[start]

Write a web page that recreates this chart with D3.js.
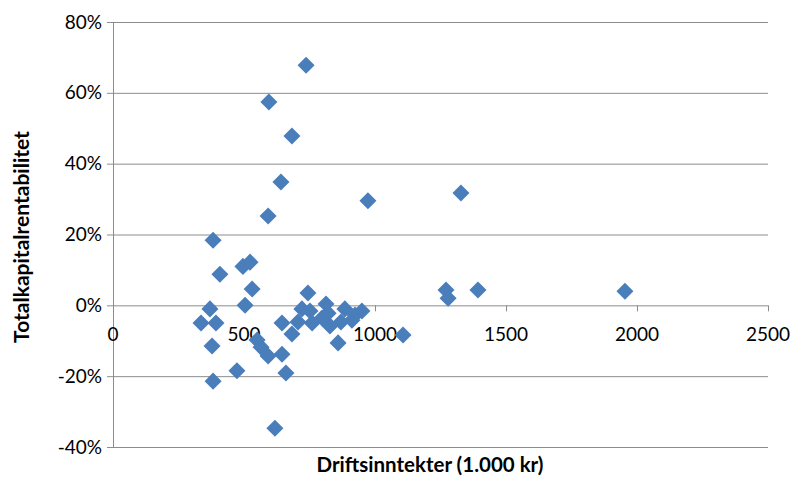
<!DOCTYPE html>
<meta charset="utf-8">
<style>
  body { margin: 0; background: #fff; }
  text { font-family: Lato, "Open Sans", "Noto Sans", sans-serif; fill: #000; }
</style>
<svg width="790" height="478"></svg>
<script src="https://d3js.org/d3.v7.min.js"></script>
<script>

// Driftsinntekter (1.000 kr)
var revenue = [737, 595, 683, 641, 592, 973, 1328, 382, 408, 523, 496, 531, 504, 370, 336,
  393, 378, 382, 473, 618, 660, 645, 645, 550, 565, 592, 683, 744, 721, 706, 760, 752,
  813, 798, 828, 870, 859, 885, 924, 950, 912, 821, 1107, 1271, 1279, 1393, 1954];
// Totalkapitalrentabilitet (%)
var returnOnAssets = [67.8, 57.4, 47.8, 34.8, 25.2, 29.5, 31.7, 18.4, 8.8, 12.2, 11.0, 4.6,
  0.0, -1.0, -5.0, -5.0, -11.5, -21.4, -18.5, -34.7, -19.1, -13.8, -5.0, -9.8, -11.8, -14.3,
  -8.1, 3.5, -1.0, -4.7, -5.0, -1.6, 0.4, -3.6, -5.8, -4.7, -10.6, -1.0, -2.7, -1.6, -4.2,
  -2.2, -8.4, 4.3, 2.0, 4.3, 4.0];

var xTicks = [0, 500, 1000, 1500, 2000, 2500];
var yTicks = [-40, -20, 0, 20, 40, 60, 80];

var svg = d3.select("svg");

var x = d3.scaleLinear().domain([0, 2500]).range([113, 768]);
var y = d3.scaleLinear().domain([-40, 80]).range([447, 22]);

var grey = "#8c8c8c";

// horizontal gridlines
svg.append("g").selectAll("line")
  .data(yTicks)
  .enter().append("line")
  .attr("x1", 107).attr("x2", 768)
  .attr("y1", function(d) { return y(d) + 0.5; })
  .attr("y2", function(d) { return y(d) + 0.5; })
  .attr("stroke", grey).attr("stroke-width", 1);

// y axis line
svg.append("line")
  .attr("x1", 113.5).attr("x2", 113.5)
  .attr("y1", y(80)).attr("y2", y(-40))
  .attr("stroke", grey);

// y tick labels
svg.append("g").selectAll("text")
  .data(yTicks)
  .enter().append("text")
  .attr("x", 102)
  .attr("y", function(d) { return y(d); })
  .attr("dy", "0.35em")
  .attr("text-anchor", "end")
  .style("font-size", "19px")
  .text(function(d) { return d + "%"; });

// x tick marks on the 0% line
svg.append("g").selectAll("line")
  .data(xTicks)
  .enter().append("line")
  .attr("x1", function(d) { return x(d) + 0.5; })
  .attr("x2", function(d) { return x(d) + 0.5; })
  .attr("y1", y(0)).attr("y2", y(0) + 6)
  .attr("stroke", grey);

// x tick labels
svg.append("g").selectAll("text")
  .data(xTicks)
  .enter().append("text")
  .attr("x", function(d) { return x(d); })
  .attr("y", y(0) + 36)
  .attr("text-anchor", "middle")
  .style("font-size", "19px")
  .text(function(d) { return d; });

// points
var diamond = d3.symbol().type(d3.symbolSquare).size(145);
svg.append("g").selectAll("path")
  .data(d3.range(revenue.length))
  .enter().append("path")
  .attr("d", diamond)
  .attr("transform", function(i) {
    return "translate(" + x(revenue[i]) + "," + y(returnOnAssets[i]) + ") rotate(45)";
  })
  .attr("fill", "#4a7ebb");

// axis titles
svg.append("text")
  .attr("x", 430).attr("y", 472)
  .attr("text-anchor", "middle")
  .style("font-size", "20.5px").style("font-weight", "bold")
  .text("Driftsinntekter (1.000 kr)");

svg.append("text")
  .attr("transform", "translate(29,237) rotate(-90)")
  .attr("text-anchor", "middle")
  .style("font-size", "21px").style("font-weight", "bold")
  .text("Totalkapitalrentabilitet");

</script>
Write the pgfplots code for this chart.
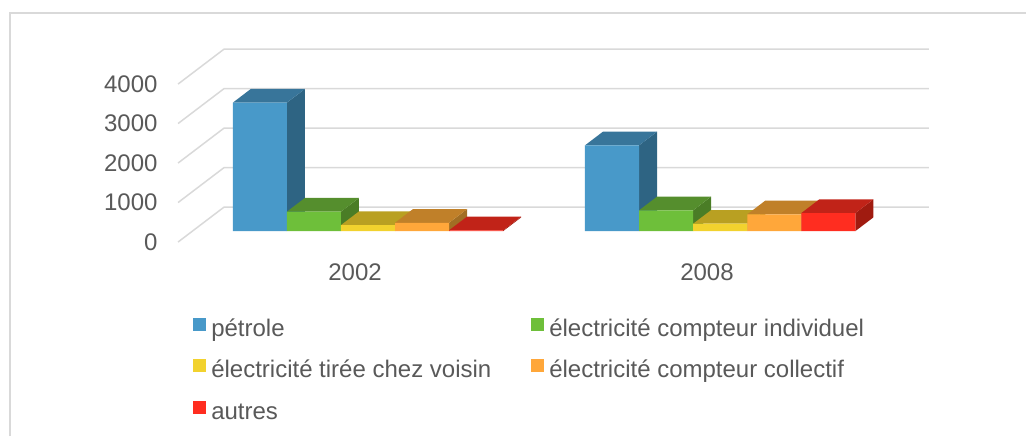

[end]

WHAT TO WORK ON: Print every record above exactly as written, leaving out the pictures.

REPLY TO THE TASK:
Write a web page that recreates this chart with D3.js.
<!DOCTYPE html>
<meta charset="utf-8">
<style>
  body { margin: 0; background: #fff; }
  text { font-family: Lato, "Open Sans", "Noto Sans", sans-serif; fill: #000; }
</style>
<svg width="790" height="478"></svg>
<script src="https://d3js.org/d3.v7.min.js"></script>
<script>

// Driftsinntekter (1.000 kr)
var revenue = [737, 595, 683, 641, 592, 973, 1328, 382, 408, 523, 496, 531, 504, 370, 336,
  393, 378, 382, 473, 618, 660, 645, 645, 550, 565, 592, 683, 744, 721, 706, 760, 752,
  813, 798, 828, 870, 859, 885, 924, 950, 912, 821, 1107, 1271, 1279, 1393, 1954];
// Totalkapitalrentabilitet (%)
var returnOnAssets = [67.8, 57.4, 47.8, 34.8, 25.2, 29.5, 31.7, 18.4, 8.8, 12.2, 11.0, 4.6,
  0.0, -1.0, -5.0, -5.0, -11.5, -21.4, -18.5, -34.7, -19.1, -13.8, -5.0, -9.8, -11.8, -14.3,
  -8.1, 3.5, -1.0, -4.7, -5.0, -1.6, 0.4, -3.6, -5.8, -4.7, -10.6, -1.0, -2.7, -1.6, -4.2,
  -2.2, -8.4, 4.3, 2.0, 4.3, 4.0];

var xTicks = [0, 500, 1000, 1500, 2000, 2500];
var yTicks = [-40, -20, 0, 20, 40, 60, 80];

var svg = d3.select("svg");

var x = d3.scaleLinear().domain([0, 2500]).range([113, 768]);
var y = d3.scaleLinear().domain([-40, 80]).range([447, 22]);

var grey = "#8c8c8c";

// horizontal gridlines
svg.append("g").selectAll("line")
  .data(yTicks)
  .enter().append("line")
  .attr("x1", 107).attr("x2", 768)
  .attr("y1", function(d) { return y(d) + 0.5; })
  .attr("y2", function(d) { return y(d) + 0.5; })
  .attr("stroke", grey).attr("stroke-width", 1);

// y axis line
svg.append("line")
  .attr("x1", 113.5).attr("x2", 113.5)
  .attr("y1", y(80)).attr("y2", y(-40))
  .attr("stroke", grey);

// y tick labels
svg.append("g").selectAll("text")
  .data(yTicks)
  .enter().append("text")
  .attr("x", 102)
  .attr("y", function(d) { return y(d); })
  .attr("dy", "0.35em")
  .attr("text-anchor", "end")
  .style("font-size", "19px")
  .text(function(d) { return d + "%"; });

// x tick marks on the 0% line
svg.append("g").selectAll("line")
  .data(xTicks)
  .enter().append("line")
  .attr("x1", function(d) { return x(d) + 0.5; })
  .attr("x2", function(d) { return x(d) + 0.5; })
  .attr("y1", y(0)).attr("y2", y(0) + 6)
  .attr("stroke", grey);

// x tick labels
svg.append("g").selectAll("text")
  .data(xTicks)
  .enter().append("text")
  .attr("x", function(d) { return x(d); })
  .attr("y", y(0) + 36)
  .attr("text-anchor", "middle")
  .style("font-size", "19px")
  .text(function(d) { return d; });

// points
var diamond = d3.symbol().type(d3.symbolSquare).size(145);
svg.append("g").selectAll("path")
  .data(d3.range(revenue.length))
  .enter().append("path")
  .attr("d", diamond)
  .attr("transform", function(i) {
    return "translate(" + x(revenue[i]) + "," + y(returnOnAssets[i]) + ") rotate(45)";
  })
  .attr("fill", "#4a7ebb");

// axis titles
svg.append("text")
  .attr("x", 430).attr("y", 472)
  .attr("text-anchor", "middle")
  .style("font-size", "20.5px").style("font-weight", "bold")
  .text("Driftsinntekter (1.000 kr)");

svg.append("text")
  .attr("transform", "translate(29,237) rotate(-90)")
  .attr("text-anchor", "middle")
  .style("font-size", "21px").style("font-weight", "bold")
  .text("Totalkapitalrentabilitet");

</script>
Write the pgfplots code for this chart.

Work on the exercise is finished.